Star Models, a modeling agency in Brazil, has released a graphic new anti-anorexia ad campaign, using Photoshop to turn models into life-size fashion illustrations. The ads, which run with the tagline ‘say no to anorexia’, show a fashion illustration with typically exaggerated proportions next to a model wearing the same outfit – and the same measurements.
While the models have been airbrushed to mimic the unrealistic illustrations, the ad pleads to young women: ‘You are not a sketch.’ The campaign has been seen as ‘powerful’ with critics hopeful that it will set an effective message against thinspiration and pro-anorexia websites. Liz Osborne-Leavall, who works in customer service at Epicuren, said: “It sends a powerful message… it’s a literal visualization of what the fashion industry sets the standards at. While commenter Adam Green said: “I like these ads because they address the issue that anorexia seems to stem from the inability for people to distinguish reality from fiction. Barbie dolls don’t have realistic proportions, but we should be teaching girls that they don’t have to look like a Barbie doll instead of banning Barbies. It’s nitpicking a toy company versus actually making an effort to teach girls how to think healthy.”

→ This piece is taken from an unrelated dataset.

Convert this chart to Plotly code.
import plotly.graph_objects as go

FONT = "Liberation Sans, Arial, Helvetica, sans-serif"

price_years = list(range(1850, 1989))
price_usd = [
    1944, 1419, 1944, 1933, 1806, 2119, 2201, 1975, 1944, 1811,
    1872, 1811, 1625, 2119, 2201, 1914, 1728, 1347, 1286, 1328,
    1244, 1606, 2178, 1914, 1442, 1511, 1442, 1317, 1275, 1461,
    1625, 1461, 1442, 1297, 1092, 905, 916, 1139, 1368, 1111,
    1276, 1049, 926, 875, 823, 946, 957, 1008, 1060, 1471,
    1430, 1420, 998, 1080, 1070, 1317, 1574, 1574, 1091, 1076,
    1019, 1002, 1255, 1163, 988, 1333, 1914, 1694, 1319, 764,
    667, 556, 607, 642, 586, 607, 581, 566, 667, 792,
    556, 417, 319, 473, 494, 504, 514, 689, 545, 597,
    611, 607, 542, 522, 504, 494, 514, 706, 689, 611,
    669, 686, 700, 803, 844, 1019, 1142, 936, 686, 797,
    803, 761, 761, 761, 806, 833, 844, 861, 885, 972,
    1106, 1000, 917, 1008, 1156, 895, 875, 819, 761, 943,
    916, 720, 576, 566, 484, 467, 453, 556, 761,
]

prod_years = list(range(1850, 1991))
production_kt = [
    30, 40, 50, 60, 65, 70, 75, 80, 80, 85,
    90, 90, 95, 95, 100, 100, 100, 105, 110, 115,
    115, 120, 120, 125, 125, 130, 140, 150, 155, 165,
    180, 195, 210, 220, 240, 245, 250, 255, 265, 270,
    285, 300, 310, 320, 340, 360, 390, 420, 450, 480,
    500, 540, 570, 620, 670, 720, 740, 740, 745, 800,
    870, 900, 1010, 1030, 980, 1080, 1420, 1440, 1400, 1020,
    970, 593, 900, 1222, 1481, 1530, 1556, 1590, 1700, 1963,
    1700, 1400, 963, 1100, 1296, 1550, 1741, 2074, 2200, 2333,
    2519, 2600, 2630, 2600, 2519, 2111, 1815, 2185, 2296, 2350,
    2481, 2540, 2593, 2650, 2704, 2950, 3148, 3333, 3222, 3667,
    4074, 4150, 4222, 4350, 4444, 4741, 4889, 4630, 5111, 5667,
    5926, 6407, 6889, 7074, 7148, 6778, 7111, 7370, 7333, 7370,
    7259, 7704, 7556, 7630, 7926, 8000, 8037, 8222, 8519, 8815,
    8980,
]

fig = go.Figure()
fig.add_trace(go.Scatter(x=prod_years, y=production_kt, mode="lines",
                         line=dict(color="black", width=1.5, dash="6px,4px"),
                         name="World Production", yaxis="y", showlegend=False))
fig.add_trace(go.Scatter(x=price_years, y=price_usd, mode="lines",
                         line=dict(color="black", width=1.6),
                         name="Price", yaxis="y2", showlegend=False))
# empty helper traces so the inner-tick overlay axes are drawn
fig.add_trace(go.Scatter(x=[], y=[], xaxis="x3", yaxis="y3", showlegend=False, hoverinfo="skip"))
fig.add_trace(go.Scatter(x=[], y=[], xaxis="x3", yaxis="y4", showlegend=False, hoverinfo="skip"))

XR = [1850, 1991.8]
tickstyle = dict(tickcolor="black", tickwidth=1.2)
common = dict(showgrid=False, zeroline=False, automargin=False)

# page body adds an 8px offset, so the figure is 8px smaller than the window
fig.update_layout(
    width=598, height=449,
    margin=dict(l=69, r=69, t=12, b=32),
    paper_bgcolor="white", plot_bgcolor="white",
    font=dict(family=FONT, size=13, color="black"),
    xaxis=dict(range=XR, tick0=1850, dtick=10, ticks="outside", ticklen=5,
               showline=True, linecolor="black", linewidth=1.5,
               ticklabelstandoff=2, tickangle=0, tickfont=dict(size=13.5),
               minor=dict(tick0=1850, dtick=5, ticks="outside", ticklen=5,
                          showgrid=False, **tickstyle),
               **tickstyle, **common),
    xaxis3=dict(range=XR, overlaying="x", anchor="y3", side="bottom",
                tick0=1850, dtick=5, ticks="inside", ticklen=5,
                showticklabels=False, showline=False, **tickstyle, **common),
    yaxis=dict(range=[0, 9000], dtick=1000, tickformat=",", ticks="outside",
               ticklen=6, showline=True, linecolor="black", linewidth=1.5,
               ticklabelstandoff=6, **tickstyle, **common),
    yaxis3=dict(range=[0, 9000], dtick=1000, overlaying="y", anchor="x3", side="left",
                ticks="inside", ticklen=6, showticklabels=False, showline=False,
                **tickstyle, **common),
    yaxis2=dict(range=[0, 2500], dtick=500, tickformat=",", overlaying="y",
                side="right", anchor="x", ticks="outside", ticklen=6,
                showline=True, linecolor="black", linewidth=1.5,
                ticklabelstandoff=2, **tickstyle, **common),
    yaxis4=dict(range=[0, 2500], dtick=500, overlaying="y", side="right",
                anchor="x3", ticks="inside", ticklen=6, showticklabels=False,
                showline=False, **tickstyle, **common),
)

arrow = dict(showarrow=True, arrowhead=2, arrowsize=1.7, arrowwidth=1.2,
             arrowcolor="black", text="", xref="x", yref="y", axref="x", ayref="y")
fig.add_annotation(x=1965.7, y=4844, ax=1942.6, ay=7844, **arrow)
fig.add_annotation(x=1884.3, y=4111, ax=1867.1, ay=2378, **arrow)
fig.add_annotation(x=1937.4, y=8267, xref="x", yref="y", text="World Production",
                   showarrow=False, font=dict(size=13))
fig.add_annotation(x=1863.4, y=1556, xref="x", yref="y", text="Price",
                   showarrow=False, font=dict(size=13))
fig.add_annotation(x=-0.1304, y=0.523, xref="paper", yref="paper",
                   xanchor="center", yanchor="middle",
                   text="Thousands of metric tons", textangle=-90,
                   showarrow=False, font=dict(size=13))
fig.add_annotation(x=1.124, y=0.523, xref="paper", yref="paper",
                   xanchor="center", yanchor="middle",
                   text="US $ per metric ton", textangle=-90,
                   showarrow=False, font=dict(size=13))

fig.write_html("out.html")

However some commenters believe that the ads may actually promote thinspiration – advocacy of the disease through social media and ‘pro-ana’ websites. One commenter wrote: “Unfortunately I think some women could look to these images for thinspiration.” Another stated: “It is a good campaign for young girls who have not yet succumbed to the thin culture of our country, to perhaps nip the tendency in the bud. But for those who are truly anorexic, these models are their GOAL.”

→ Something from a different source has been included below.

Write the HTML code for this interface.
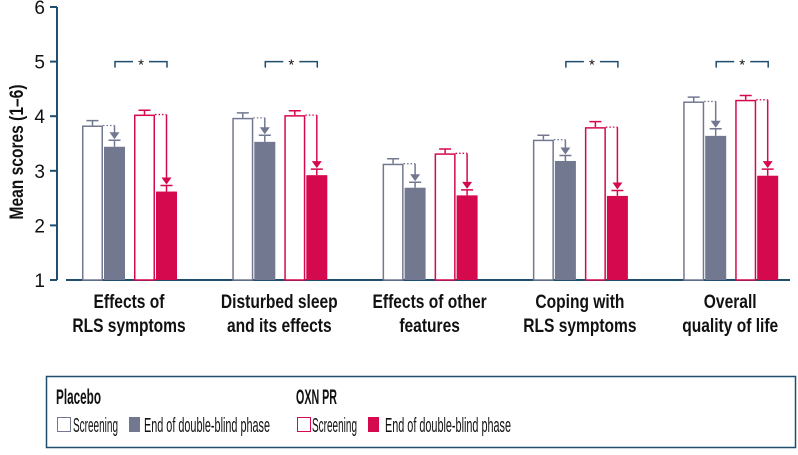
<!DOCTYPE html>
<html><head><meta charset="utf-8"><style>
body{margin:0;background:#fff;font-family:"Liberation Sans",sans-serif}
svg text{font-family:"Liberation Sans",sans-serif}
</style></head><body>
<svg id="chart" width="798" height="450" viewBox="0 0 798 450" xmlns="http://www.w3.org/2000/svg">
<g id="axes"></g><g id="bars"></g>
<g>
<rect x="46.5" y="376.5" width="749" height="71" fill="none" stroke="#1f4e6e" stroke-width="1.5"/>
<text x="56" y="404" textLength="45" lengthAdjust="spacingAndGlyphs" font-size="21" font-weight="bold" fill="#111">Placebo</text>
<rect x="57.5" y="417.5" width="13" height="14" fill="#fff" stroke="#737891"/>
<text x="73" y="432" textLength="45" lengthAdjust="spacingAndGlyphs" font-size="20" fill="#111">Screening</text>
<rect x="129" y="417" width="11" height="15" fill="#737891"/>
<text x="144" y="432" textLength="126" lengthAdjust="spacingAndGlyphs" font-size="20" fill="#111">End of double-blind phase</text>
<text x="296" y="404" textLength="41" lengthAdjust="spacingAndGlyphs" font-size="21" font-weight="bold" fill="#111">OXN PR</text>
<rect x="297.5" y="417.5" width="13" height="14" fill="#fff" stroke="#d5094e"/>
<text x="312" y="432" textLength="45" lengthAdjust="spacingAndGlyphs" font-size="20" fill="#111">Screening</text>
<rect x="368" y="417" width="11" height="15" fill="#d5094e"/>
<text x="385" y="432" textLength="126" lengthAdjust="spacingAndGlyphs" font-size="20" fill="#111">End of double-blind phase</text>
</g>
</svg>
<script>
const categories=[["Effects of","RLS symptoms"],["Disturbed sleep","and its effects"],["Effects of other","features"],["Coping with","RLS symptoms"],["Overall","quality of life"]];
const placeboScreening=[3.83,3.97,3.13,3.57,4.27];
const placeboEnd=[3.44,3.53,2.69,3.18,3.64];
const oxnScreening=[4.03,4.02,3.32,3.80,4.30];
const oxnEnd=[2.62,2.92,2.55,2.54,2.91];
const errPlaceboScreening=[0.09,0.09,0.09,0.08,0.08];
const errPlaceboEnd=[0.12,0.12,0.1,0.1,0.13];
const errOxnScreening=[0.08,0.08,0.08,0.1,0.08];
const errOxnEnd=[0.11,0.11,0.1,0.1,0.12];
const significant=[true,true,false,true,true];
const yTicks=[1,2,3,4,5,6];
const NS="http://www.w3.org/2000/svg";
const Y0=280,PX=54.6,GX0=82,GSTEP=150.3,BW=21;
const y=v=>Y0-(v-1)*PX;
const gx=i=>GX0+i*GSTEP;
const NAVY="#1f4e6e",GREY="#737891",RED="#d5094e";
function mk(tag,attrs,parent,text){const e=document.createElementNS(NS,tag);for(const k in attrs)e.setAttribute(k,attrs[k]);if(text!==undefined)e.textContent=text;parent.appendChild(e);return e;}
const axes=document.getElementById('axes'),bars=document.getElementById('bars');
let e=mk('line',{x1:57,y1:y(6),x2:57,y2:y(1),stroke:NAVY,'stroke-width':2},axes);


e=mk('line',{x1:66,y1:Y0,x2:790,y2:Y0,stroke:NAVY,'stroke-width':2},axes);


yTicks.forEach(t=>{
 const l=mk('line',{x1:50,y1:y(t),x2:57,y2:y(t),stroke:NAVY,'stroke-width':2},axes);
 
 
 const tx=mk('text',{x:45,y:y(t)+7,'font-size':19,'text-anchor':'end',fill:'#111'},axes,String(t));
 
 
});
e=mk('text',{x:0,y:0,'font-size':19,'font-weight':'bold','text-anchor':'middle',textLength:135,lengthAdjust:'spacingAndGlyphs',fill:'#111',transform:'translate(23,152) rotate(-90)'},axes,'Mean scores (1–6)');


function bar(x,v,err,color,filled,name){
 const r=mk('rect',{x:filled?x:x+0.75,y:y(v)+(filled?0:0.75),width:filled?BW:BW-1.5,height:Y0-y(v)-(filled?0:0.75),fill:filled?color:'#fff',stroke:filled?'none':color,'stroke-width':1.5},bars);
 
 
 const cx=x+BW/2,t=y(v+err);
 const eb=mk('path',{d:`M${cx},${y(v)} V${t} M${cx-6},${t} H${cx+6}`,stroke:color,'stroke-width':1.5,fill:'none'},bars);
 
 
}
function arrow(x1,vs,x2,ve,err,color){
 const cx=x2+BW/2,top=y(vs),tip=y(ve+err)-1;
 const d=mk('line',{x1:x1+BW,y1:top,x2:cx,y2:top,stroke:color,'stroke-width':1.3,'stroke-dasharray':'1.5,2'},bars);
 
 
 const a=mk('line',{x1:cx,y1:top,x2:cx,y2:tip-6,stroke:color,'stroke-width':1.5},bars);
 
 
 const h=mk('path',{d:`M${cx-5},${tip-7} L${cx+5},${tip-7} L${cx},${tip} Z`,fill:color},bars);
 
 
}
categories.forEach((c,i)=>{
 const x=gx(i);
 bar(x,placeboScreening[i],errPlaceboScreening[i],GREY,false,'bar-placebo-screening');
 bar(x+22,placeboEnd[i],errPlaceboEnd[i],GREY,true,'bar-placebo-end');
 bar(x+52,oxnScreening[i],errOxnScreening[i],RED,false,'bar-oxn-screening');
 bar(x+74,oxnEnd[i],errOxnEnd[i],RED,true,'bar-oxn-end');
 arrow(x,placeboScreening[i],x+22,placeboEnd[i],errPlaceboEnd[i],GREY);
 arrow(x+52,oxnScreening[i],x+74,oxnEnd[i],errOxnEnd[i],RED);
 const lx=x+47;
 const t=mk('text',{x:0,y:0,'font-size':19,'font-weight':'bold','text-anchor':'middle',fill:'#111',transform:`translate(${lx},308) scale(0.82,1)`},bars);
 
 
 mk('tspan',{x:0,dy:0},t,c[0]);mk('tspan',{x:0,dy:24},t,c[1]);
 if(significant[i]){
  const bx1=x+33,bx2=x+85,by=y(5);
  const b=mk('path',{d:`M${bx1},${by+6} V${by} H${bx1+18} M${bx2-18},${by} H${bx2} V${by+6}`,stroke:NAVY,'stroke-width':1.5,fill:'none'},bars);
  
  
  const s=mk('text',{x:(bx1+bx2)/2,y:by+8,'font-size':15,'text-anchor':'middle',fill:'#111'},bars,'*');
  
  
 }
});
</script>
</body></html>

This is not the first campaign to use such shocking images to convey its message though. In 2007, an ad for Italian fashion brand Nolita starred model Isabelle Caro, who was openly suffering from anorexia at the time. Her skeletal image, with vertebrae and facial bones protruding, shocked viewers and drew worldwide attention. She passed away three years later at age 28.
One commenter believes that the ad is a step in the right direction yet added: “It would be better if modeling agencies practiced what they preached.”